Saving money on rent and other costs has helped Theta Interactive Inc. grow, said Ronga, co-owner of the company.

"We were able to use our money more efficiently," he said.

Theta Interactive isn't the only local company that has benefited from lower business- operating costs and housing prices than much of the rest of the country.

These factors helped Phoenix earn the top ranking for the second year in a row in Entrepreneur Magazine and the National Policy Research Council's list of the best cities to start and grow a business.

About 800 businesses like Ronga's relocated from California to the Phoenix metropolitan area between 1993 and 2002 to take advantage of Arizona business conditions, said Lee McPheters, senior associate dean for the W. P. Carey School of Business.

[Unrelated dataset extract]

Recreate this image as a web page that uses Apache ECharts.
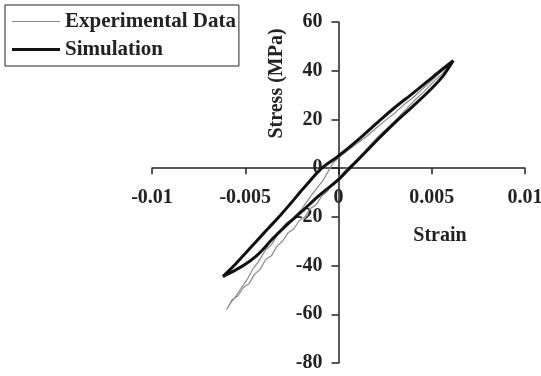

"If you can expand sales while you're reducing your costs, this is going to be an attractive sort of arrangement for any business," McPheters said.

Many relocated firms are small businesses concentrated in the electronics, aerospace and biotechnology industries, McPheters said.

The influx of entrepreneurs from California, a major source of new residents for Arizona, is expected to continue despite a major increase in state housing prices during the last two years, McPheters added.

The median price of a resale home in Maricopa County was $265,000 in the second quarter of 2006, up about 56 percent from $170,000 in the second quarter of 2004, according to the Arizona Real Estate Center at ASU's Polytechnic campus.

In contrast, the median sale price for a home in California was $567,360 in July, according to the California Association of Realtors.

Bret Giles, co-founder and president of Sitewire Marketplace Solutions, said operating a business in Tempe allows him to hire more employees than he could in a city with more expensive operational costs.

"I think we don't have to operate quite as nimbly," said Giles, who graduated from ASU in 1987.

Staying in the Tempe area allowed Michael Mueller, and Chuck Reynolds, founders of WebMediaRx, to start up their business in 2003 at what Mueller said was the relatively cheap cost of about $25,000.

That way, WebMediaRx could focus on developing its business instead of trying to quickly make a profit to pay back hundreds of thousands of dollars in loans, Mueller said.

In Tempe, ASU graduates starting new businesses have helped spur a boom in entrepreneurial activity, said Rod Keeling, president and executive director of the Downtown Tempe Community.

About 140 technology firms operate in and around downtown, he added.

Reynolds, creative director at WebMediaRx, said the vibrant, youthful environment and positive attitude toward business development in Tempe could set the stage for bigger things.

"It's a growing little tech spot," he said. "It's the undiscovered Silicon Valley, maybe."